Des risques de traumatismes

De l’Iowa à Manille, son enquête montre les dures conditions des « nettoyeurs » du Web, souvent des jeunes diplômés, employés par des prestataires en CDD, travaillant en agence ou chez eux pour des rémunérations parfois proches du Smic. « La valse des employés est légion », souligne-t-elle. Une façon d’éviter « que ces travailleurs s’organisent pour obtenir de meilleures conditions de travail » au dire d’un employé. Mais aussi « d’exonérer » les géants du web des risques sur leur santé mentale, à force de visionner des vidéos insoutenables de violence. Sur ce point, le chapitre sur la modération dans la Silicon Valley est terrifiant : au travers des récits d’ex-employés prestataires d’un fleuron mondial (baptisé « Mediatech »), la chercheuse montre l’atrocité à laquelle ces jeunes sont exposés (guerre, pornographie, violence sur enfants). Un danger qu’ils nient en partie, se réfugiant dans les blagues, mais qui affecte leur vie : « Les films d’horreur n’ont plus aucun effet sur moi.
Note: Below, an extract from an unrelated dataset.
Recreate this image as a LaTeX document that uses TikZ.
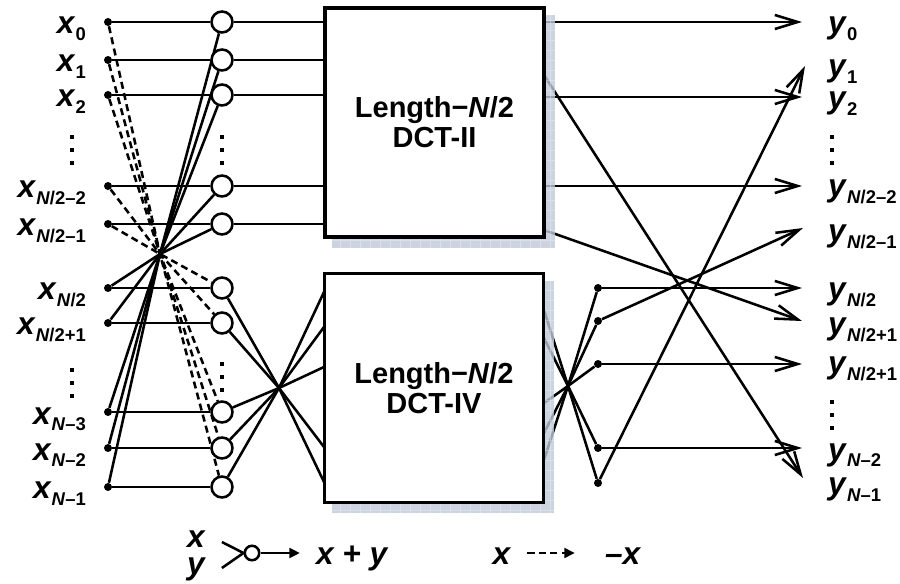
\documentclass[tikz,border=0pt]{standalone}
\usepackage{fontspec}
\setmainfont{Liberation Sans}
\usetikzlibrary{arrows.meta,calc}
\pgfdeclarelayer{shade}
\pgfdeclarelayer{front}
\pgfsetlayers{main,shade,front}
\definecolor{shadowgray}{RGB}{190,201,215}
\newcommand{\Nh}[1]{\textit{N}#1}
\newcommand{\sig}[2]{\textbf{\textit{#1}}\raisebox{-3.8pt}{\fontsize{10.5}{11}\selectfont\bfseries #2}}

\begin{document}
\begin{tikzpicture}[x=0.02cm,y=-0.02cm,
	wire/.style={line width=1.45pt},
	neg/.style={wire,dash pattern=on 4pt off 2.5pt},
	adder/.style={circle,draw,line width=1.45pt,fill=white,minimum size=0.42cm,inner sep=0pt},
	dot/.style={circle,fill,inner sep=0pt,minimum size=0.16cm},
	dct/.style={draw,fill=white,line width=1.8pt,minimum width=4.38cm,minimum height=4.58cm,inner sep=0pt,align=center,font=\fontsize{16.5}{17}\selectfont\bfseries},
	lbl/.style={font=\fontsize{18}{20}\selectfont,inner sep=1pt},
	outarrow/.style={wire,-{Straight Barb[length=13pt,width=8pt]}},
	]
	\useasboundingbox (0,0) rectangle (900,584);
	% blocks, inputs and adders
	\begin{pgfonlayer}{front}
		\node[dct] (dct2) at (434.5,122.5) {Length−\textit{N}/2\\DCT-II};
		\node[dct] (dct4) at (434,388) {Length−\textit{N}/2\\DCT-IV};
		\foreach \r [count=\i from 0] in {22,60,95,186,224,288,323,412,448,487} {
			\node[dot] (in\i) at (108,\r) {};
			\node[adder] (c\i) at (222,\r) {};
		}
	\end{pgfonlayer}
	\begin{pgfonlayer}{shade}
		\foreach \b in {dct2,dct4} {
			\fill[shadowgray,fill opacity=.8] ($(\b.north west)+(9,9)$) rectangle ($(\b.south east)+(9,9)$);
			\draw[white,opacity=.3,line width=.4pt,step=0.2cm] ($(\b.north west)+(9,9)$) grid ($(\b.south east)+(9,9)$);
		}
	\end{pgfonlayer}
	% labels
	\foreach \r/\s [count=\i from 0] in {22/0,60/1,95/2,186/\Nh{/2–2},224/\Nh{/2–1},288/\Nh{/2},323/\Nh{/2+1},412/\Nh{–3},448/\Nh{–2},487/\Nh{–1}}
		\node[lbl,anchor=base east] (lx\i) at (88,\r+12) {\sig{x}{\s}};
	\foreach \r/\s [count=\i from 0] in {22/0,65/1,97/2,185/\Nh{/2–2},230/\Nh{/2–1},288/\Nh{/2},323/\Nh{/2+1},362/\Nh{/2+1},448/\Nh{–2},483/\Nh{–1}}
		\node[lbl,anchor=base west] (ly\i) at (826,\r+12) {\sig{y}{\s}};
	\foreach \px/\py in {72/150,72/383,222/150,222/377,832/150,832/415}
		\foreach \k in {-1,0,1}
			\fill (\px-2.4,\py+\k*13-2.4) rectangle ++(4.8,4.8);
	% crossing points
	\coordinate (L) at (160,254);
	\coordinate (M) at (279,388);
	\coordinate (R) at (568,386);
	% input butterfly
	\foreach \i in {0,...,9}
		\draw[wire] (in\i) -- (c\i);
	\foreach \i [evaluate=\i as \j using int(9-\i)] in {5,...,9}
		\draw[wire] (in\i) -- (L) -- (c\j);
	\foreach \i [evaluate=\i as \j using int(9-\i)] in {0,...,4}
		\draw[neg] (in\i) -- (L) -- (c\j);
	\foreach \i in {0,...,4}
		\draw[wire] (c\i) -- (c\i -| dct2.west);
	\foreach \r [count=\i from 5] in {482,447,367,327,292} {
		\coordinate (v\i) at (324,\r);
		\draw[wire] (c\i) -- (M) -- (v\i);
	}
	% DCT-II outputs
	\foreach \r/\tx/\ty [count=\k] in {22/802/22,75/803/478,97/802/97,186/802/186,230/802/321} {
		\coordinate (u\k) at (544,\r);
		\coordinate (t\k) at (\tx,\ty);
		\draw[outarrow] (u\k) -- (t\k);
	}
	% DCT-IV outputs
	\foreach \r/\s [count=\k] in {310/483,338/448,403/364,433/321,460/288} {
		\coordinate (w\k) at (544,\r);
		\node[dot] (o\k) at (598,\s) {};
		\draw[wire] (w\k) -- (R) -- (o\k);
	}
	\foreach \k/\tx/\ty in {1/805/66,2/802/448,3/802/364,4/803/228,5/802/288} {
		\coordinate (s\k) at (\tx,\ty);
		\draw[outarrow] (o\k) -- (s\k);
	}
	% legend
	\node[lbl,align=center,font=\fontsize{18}{15}\selectfont\bfseries\itshape] (lgxy) at (196,556) {x\\y};
	\node[adder,minimum size=0.29cm] (lga) at (252,553) {};
	\node[lbl,anchor=base west] (lgs) at (314,564) {\textbf{\textit{x + y}}};
	\draw[wire] ($(lgxy.east)+(15,-14)$) -- (lga.west);
	\draw[wire] ($(lgxy.east)+(15,12)$) -- (lga.west);
	\draw[wire,-{Triangle[length=6pt,width=5.5pt]},shorten >=8pt] (lga) -- (lga -| lgs.west);
	\node[lbl,anchor=base] (lgn) at (502,564) {\textbf{\textit{x}}};
	\node[lbl,anchor=base west] (lgm) at (603,564) {\textbf{\textit{–x}}};
	\draw[neg,-{Triangle[length=6pt,width=5.5pt]},shorten <=8pt,shorten >=16pt] (lgn.east |- lga) -- (lgm.west |- lga);
\end{tikzpicture}
\end{document}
Cela cause des dommages irréparables », confie un modérateur. Si ce client célèbre a fini par proposer des visites chez un psychologue, Sarah T.Roberts y voit de simples « boucliers », alors que ces traumatismes peuvent se manifester « longtemps après leur contrat ». Cette enquête fouillée fera date. La chercheuse sonne l’alerte : il est temps d’en finir avec cette sous-traitance voulue par les Gafa. Et de légiférer pour encadrer les conditions de travail de ces milliers d’employés « confrontés aux pires facettes de l’humanité ». Car selon elle, l’armée de ces nettoyeurs du web va augmenter : l’intelligence artificielle, malgré certains progrès, « reste un vœu pieux » pour purger les réseaux.

« Derrière les écrans ».

Sarah T. Roberts, Éd. La découverte, 264 pages, 22 euros.